Google’s massive web search engine is seeking to move towards creating a greater understanding of what the user is looking for in online web searches and reasoning like a person as it learns from the web. With the indexing of the web mainly done, the next task is to understand the content on this massive repository we all use. So, after building up trillions of words, Google is now trying to connect them in ways similar to the human brain, to help Google work out what we want to know and deliver a device that can handle tasks and subtasks that we will end up using in every day life as it creates a view of the world.
This new tool, called ‘Now on Tap’, will appear on the new version of Android OS when released. In a bid to understand the context of what you may need to know, Now on Tap is seeking to apply meaning to the collection of words on the web and make them all interconnecting and thus create the ‘Knowledge Graph’ to represent the world in a useful way.
Another, far smaller company, Diffbot nearby in Silicon Valley is doing the same thing, though on a smaller scale. Founder Mike Tung is a former student of Stanford, having studyied AI. His company data feeds into several online search engines including Microsoft’s Bing search engine. Diffbot reads 2,500 web pages per second and categorises their content. Diffbot’s Knowledge Graph is only 60% size of Google with around 600 million objects, however Mike Tung is not shy about the company’s ambitions: “Our long term goal is to build a machine that can read one trillion objects. This would be the leaping point for human level intelligence”.
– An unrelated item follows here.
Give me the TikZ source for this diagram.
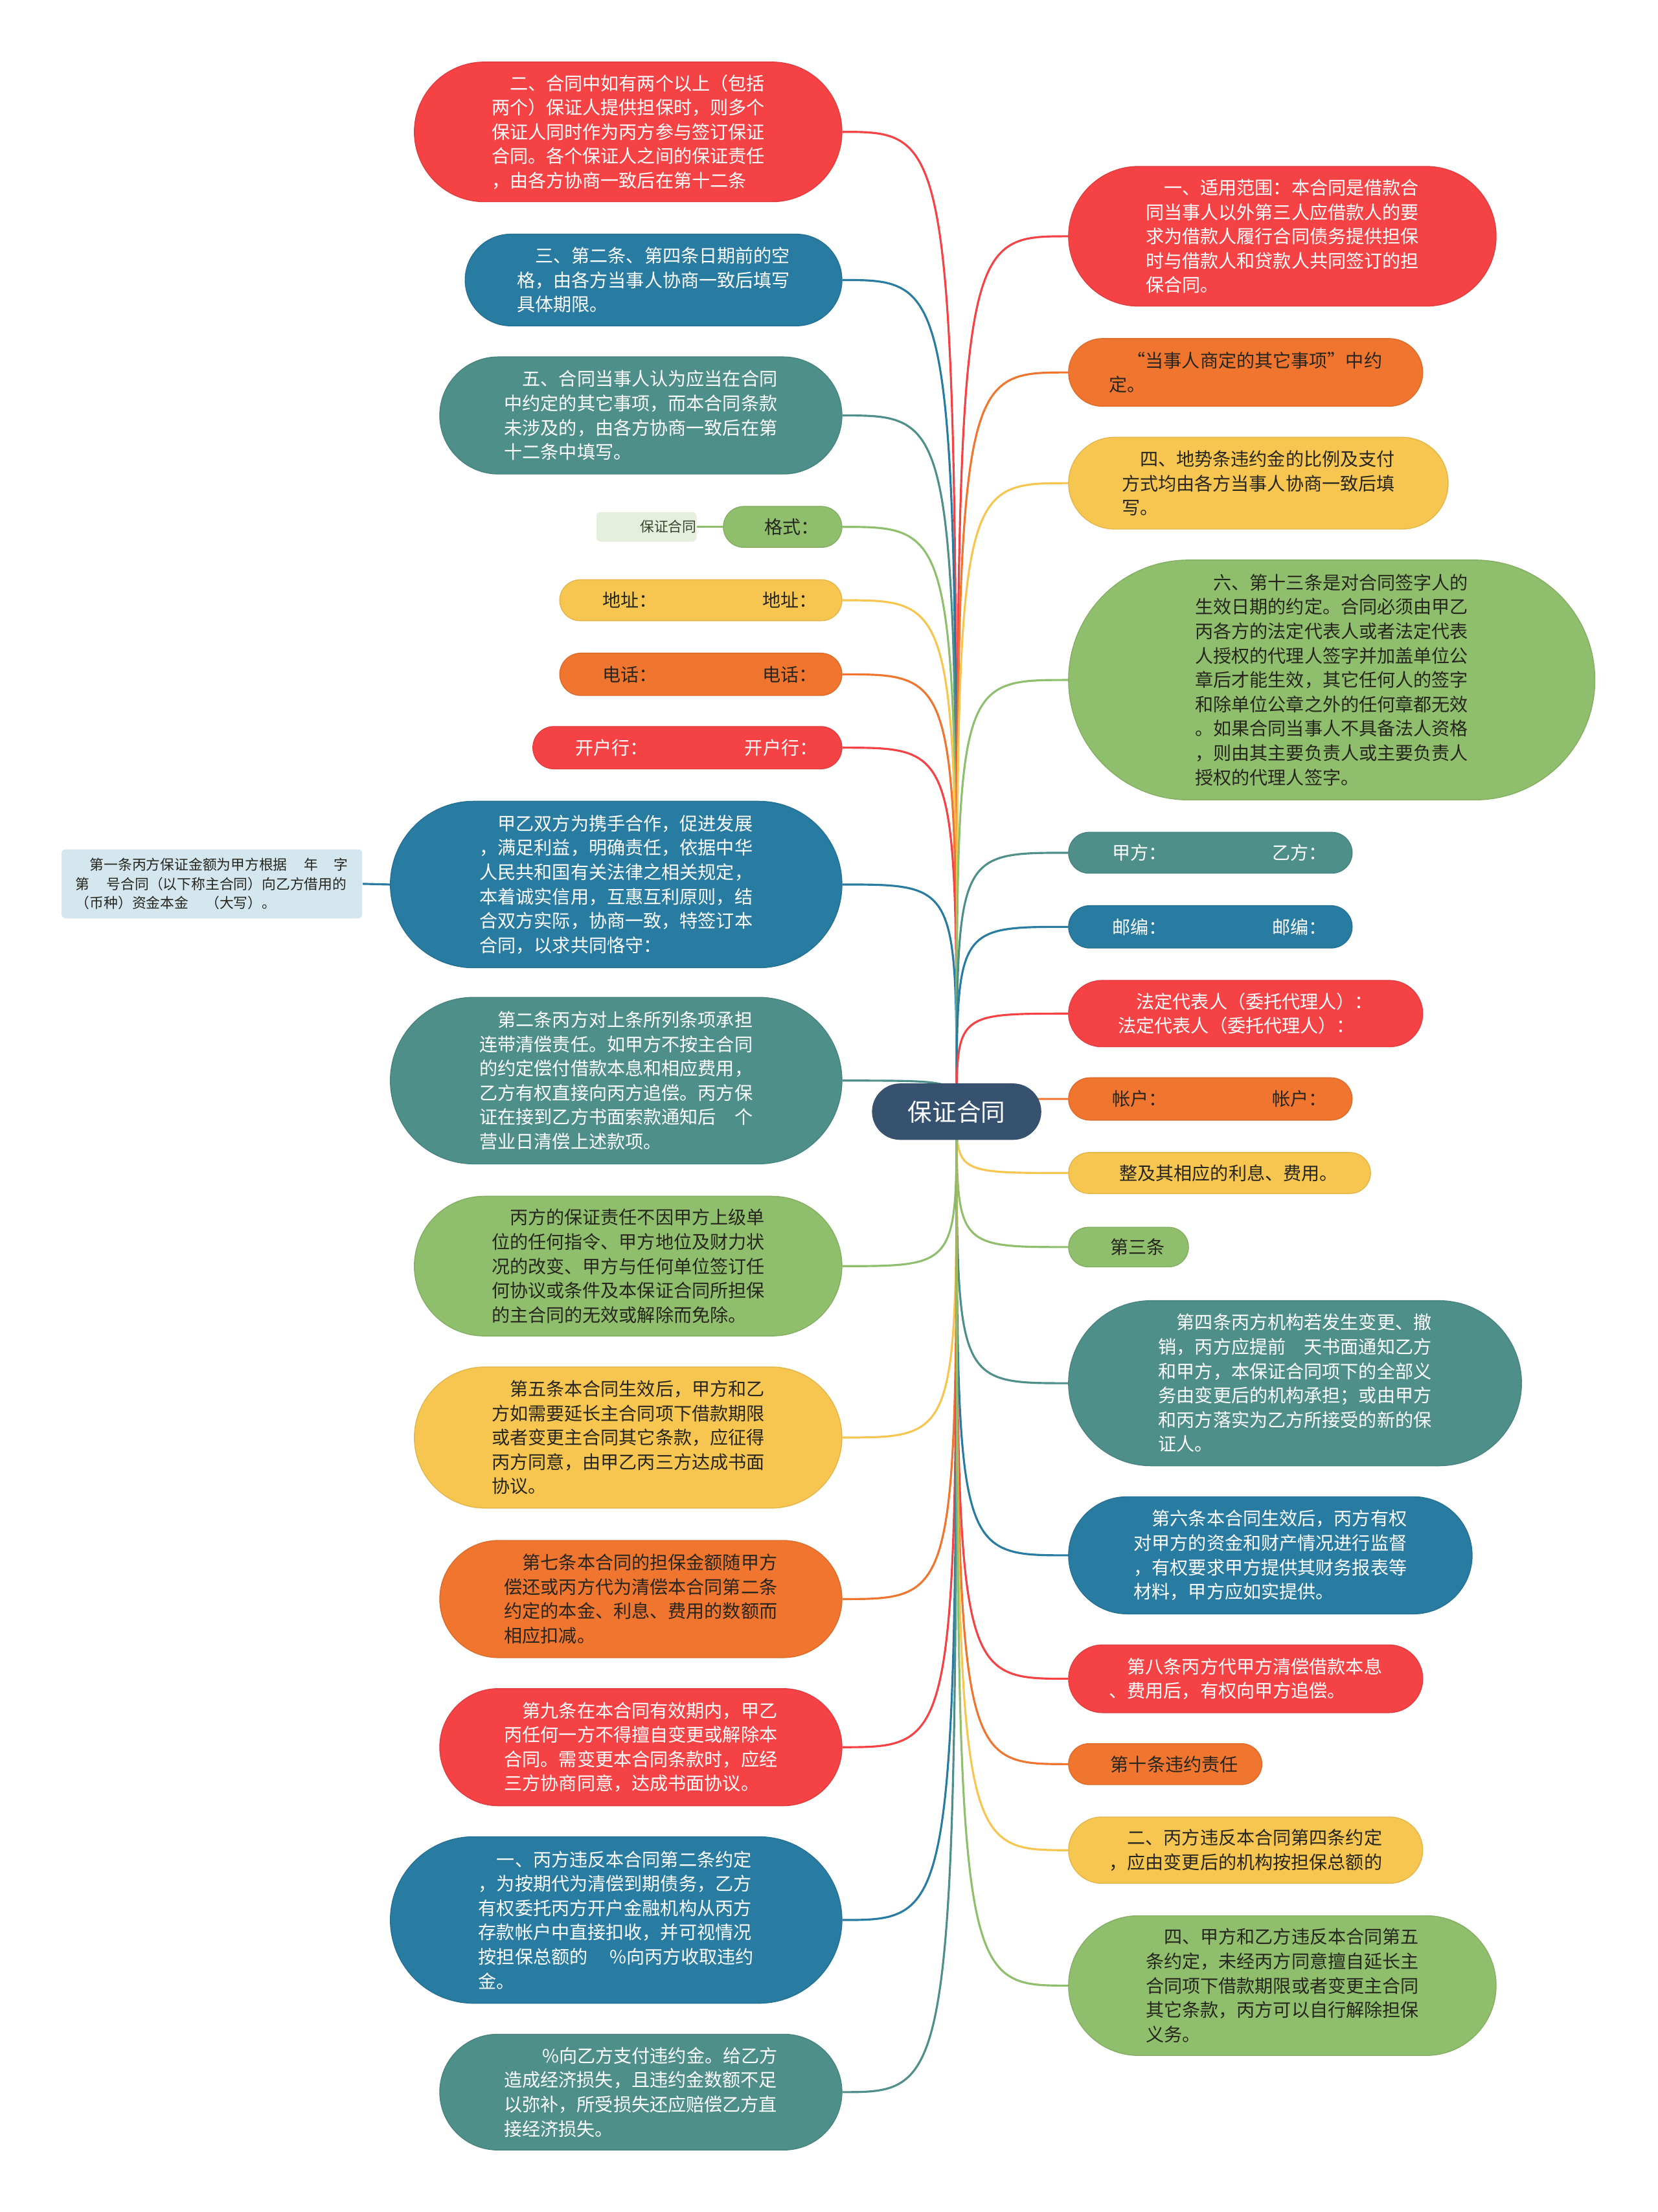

All of this is some time away from commercial realisation, however whilst again demonstrating exciting advances in technology and innovation, alongside all this good stuff, there remains the nagging issue of security. Google has a less than strong record in data security, so the development of a new architecture and connectivity through the Internet of Things has to run in conjunction with tighter security measures and data controls if Google and others are to afford assurance to users that the data searches they are seeking and storing remain personal and approved.